As organizations look to increase HRMS and HRIS integrations with data sources across the business, an interesting area framework to consider is BMC’s Autonomous Digital Enterprise (ADE). The framework uses AI and automation to deliver custom workflows that could serve the needs of recruiting managers, recruiters, and CHROs that capitalize on the economies of scale in a centralized IT architecture. The ADE framework gives fast moving organizations the agility and insights to manage HR needs and requirements. As an example, financial services organizations are realizing the benefits of an ADE framework in their ability to deliver an exceptional employee experience from anywhere to ensure that talent is retained and supported.

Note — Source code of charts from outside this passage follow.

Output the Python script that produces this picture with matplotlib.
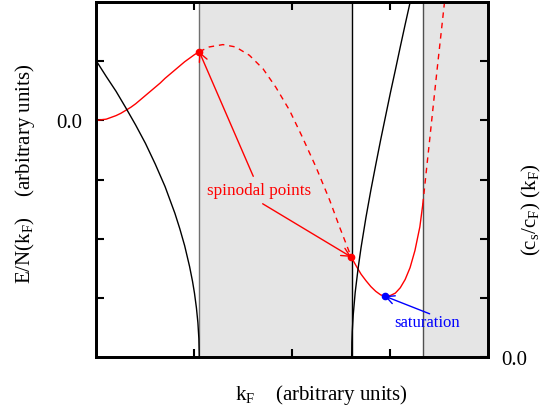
import numpy as np
import matplotlib
matplotlib.use('Agg')
import matplotlib.pyplot as plt

plt.rcParams['font.family'] = ['Liberation Serif', 'DejaVu Serif']
plt.rcParams['mathtext.fontset'] = 'custom'
plt.rcParams['mathtext.rm'] = 'Liberation Serif'
plt.rcParams['mathtext.it'] = 'Liberation Serif:italic'

# energy per particle E/N vs k_F (left axis), split into stable / unstable parts
k_stable1 = [0.0, 0.05, 0.10, 0.15, 0.20, 0.25, 0.30, 0.35, 0.40, 0.45, 0.50,
             0.55, 0.60, 0.65, 0.70, 0.75, 0.80, 0.85, 0.90, 0.95, 1.00, 1.049]
e_stable1 = [0.0, 0.01, 0.02, 0.05, 0.08, 0.12, 0.17, 0.22, 0.28, 0.35, 0.42,
             0.49, 0.56, 0.63, 0.71, 0.78, 0.85, 0.92, 0.99, 1.05, 1.11, 1.16]

k_unstable = [1.049, 1.15, 1.29, 1.42, 1.56, 1.70, 1.83, 1.97, 2.10, 2.24, 2.38, 2.48, 2.60]
e_unstable = [1.16, 1.24, 1.28, 1.24, 1.10, 0.87, 0.56, 0.17, -0.28, -0.79, -1.35, -1.80, -2.31]

k_stable2 = [2.60, 2.65, 2.70, 2.75, 2.80, 2.85, 2.90, 2.94, 3.00, 3.05, 3.10,
             3.15, 3.20, 3.25, 3.30, 3.33]
e_stable2 = [-2.31, -2.46, -2.60, -2.71, -2.81, -2.89, -2.95, -2.97, -2.96, -2.92, -2.83,
             -2.69, -2.49, -2.20, -1.80, -1.42]

k_high = [3.33, 3.36, 3.40, 3.44, 3.48, 3.52, 3.555]
e_high = [-1.42, -0.95, -0.33, 0.30, 0.92, 1.52, 2.05]

# sound speed (c_s/c_F)(k_F), right axis
k_cs1 = [0.0, 0.1, 0.2, 0.3, 0.4, 0.5, 0.6, 0.7, 0.8, 0.85, 0.9, 0.95,
         0.98, 1.0, 1.02, 1.035, 1.045, 1.049]
cs1 = [5.0, 4.74, 4.49, 4.21, 3.92, 3.61, 3.26, 2.88, 2.43, 2.17, 1.88, 1.53,
       1.28, 1.08, 0.83, 0.58, 0.31, 0.0]
k_cs2 = [2.604, 2.606, 2.61, 2.62, 2.64, 2.67, 2.70, 2.75, 2.80, 2.85, 2.90,
         2.95, 3.00, 3.05, 3.10, 3.15, 3.20, 3.21]
cs2 = [0.0, 0.25, 0.43, 0.71, 1.09, 1.50, 1.85, 2.36, 2.82, 3.25, 3.67,
       4.07, 4.47, 4.85, 5.24, 5.62, 5.99, 6.06]

# spinodal and saturation points
spin_k = [k_stable1[-1], k_stable2[0]]
spin_e = [e_stable1[-1], e_stable2[0]]
sat_k = k_stable2[7]
sat_e = e_stable2[7]

# unstable density bands
bands = [(1.049, 2.604), (3.329, 4.0)]

fig = plt.figure(figsize=(5.42, 4.10), dpi=100)
ax = fig.add_axes([0.178, 0.1268, 0.7232, 0.8659])
ax2 = ax.twinx()

for lo, hi in bands:
    ax.axvspan(lo, hi, color='#e5e5e5', lw=0, zorder=0)
ax.axvline(1.049, color='#707070', lw=1.0, zorder=1)
ax.axvline(2.604, color='black', lw=1.0, zorder=1)
ax.axvline(3.329, color='#505050', lw=1.0, zorder=1)

ax.plot(k_stable1, e_stable1, color='red', lw=1.0, zorder=3)
ax.plot(k_unstable, e_unstable, color='red', lw=1.0, ls=(0, (4, 3.5)), zorder=3)
ax.plot(k_stable2, e_stable2, color='red', lw=1.0, zorder=3)
ax.plot(k_high, e_high, color='red', lw=1.0, ls=(0, (4, 3.5)), zorder=3)
ax.plot(spin_k, spin_e, 'o', color='red', ms=4.5, zorder=4)
ax.plot([sat_k], [sat_e], 'o', color='blue', ms=4.5, zorder=4)

ax2.plot(k_cs1, cs1, color='black', lw=1.0)
ax2.plot(k_cs2, cs2, color='black', lw=1.0)

arrow = dict(arrowstyle='->,head_length=0.6,head_width=0.3', color='red', lw=1.0,
             shrinkA=0, shrinkB=0)
ax.annotate('', xy=(spin_k[0], spin_e[0]), xytext=(1.60, -0.946), arrowprops=arrow)
ax.annotate('', xy=(spin_k[1], spin_e[1]), xytext=(1.696, -1.41), arrowprops=arrow)
ax.text(1.658, -1.17, 'spinodal points', color='red', fontsize=12.3, ha='center', va='center')

arrow_b = dict(arrow, color='blue')
ax.annotate('', xy=(sat_k, sat_e), xytext=(3.40, -3.27), arrowprops=arrow_b)
ax.text(3.372, -3.41, 'saturation', color='blue', fontsize=12, ha='center', va='center')

ax.set_xlim(0, 4)
ax.set_ylim(-4, 2)
ax2.set_ylim(0, 6)
ax.set_xticks([1, 2, 3])
ax.set_xticklabels([])
ax.set_yticks([-3, -2, -1, 0, 1])
ax.set_yticklabels(['', '', '', '0.0', ''])
ax2.set_yticks([0, 1, 2, 3, 4, 5])
ax2.set_yticklabels(['0.0', '', '', '', '', ''])

ax.tick_params(axis='both', direction='in', length=6, width=1.5, labelsize=15,
               top=True, pad=10)
ax2.tick_params(axis='y', direction='in', length=6, width=1.5, labelsize=15, pad=9)
for a in (ax, ax2):
    for s in a.spines.values():
        s.set_linewidth(2)

fig.text(25 / 542, 1 - 174 / 410, 'E/N(k$_\\mathrm{F}$)    (arbitrary units)',
         rotation=90, ha='center', va='center', fontsize=15)
fig.text(321 / 542, 1 - 395 / 410, 'k$_\\mathrm{F}$    (arbitrary units)',
         ha='center', va='center', fontsize=15)
fig.text(531 / 542, 1 - 210 / 410,
         '(c$_\\mathrm{s}$/c$_\\mathrm{F}$) (k$_\\mathrm{F}$)',
         rotation=90, ha='center', va='center', fontsize=15)

fig.savefig('out.png', dpi=100)
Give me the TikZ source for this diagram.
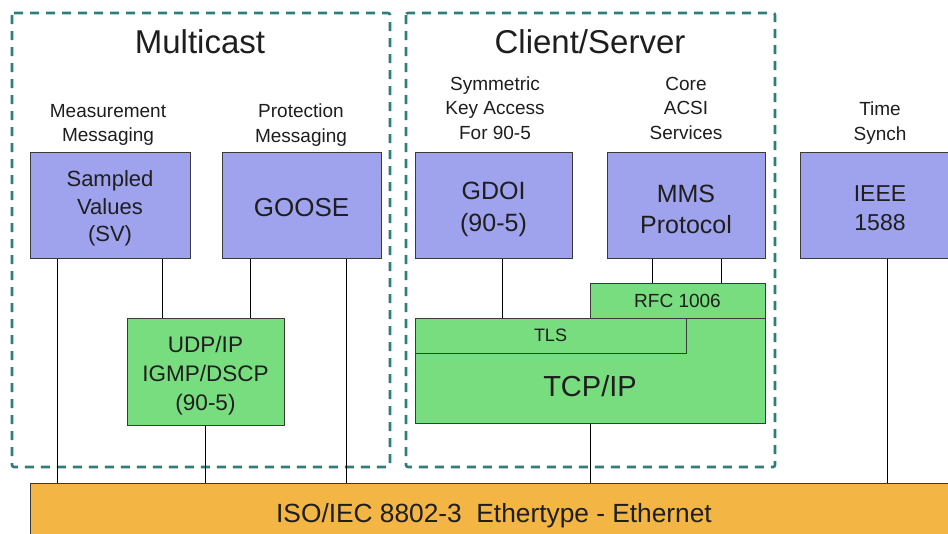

Conscious and unconscious biases influence every hiring decision made, and it’s up to Chief Human Resources Officers (CHRO) to take a strong leadership role to reduce its negative effects. AI models can provide models that allow companies to hire for potential, without taking any personal information like age, sex, ethnicity, name, etc. that could trigger bias. This can now be done at scale for every employee and every candidate. This self-service capability, and transparent AI builds trust and confidence. Candidate or employee and the hiring managers or recruiters see their capabilities in the context of a particular job. If you are a good fit – you can see why. This allows the recruiter and hiring manager to make a much more informed decision – and with consistency. In addition, dashboards across every step in the process and every person in the process enables CHROs to easily identify opportunities to improve compliance to company’s D&I policies.
AI by itself isn’t capable of removing hiring biases on its own; it can, however, guide recruiters and hiring managers to the candidates with the best capability for a given job, matching capabilities that increase the probability of a new hire succeeding. Resumes only show a small part of a person’s skills, denying companies the potential to achieve greater personalization at scale across every aspect of talent management.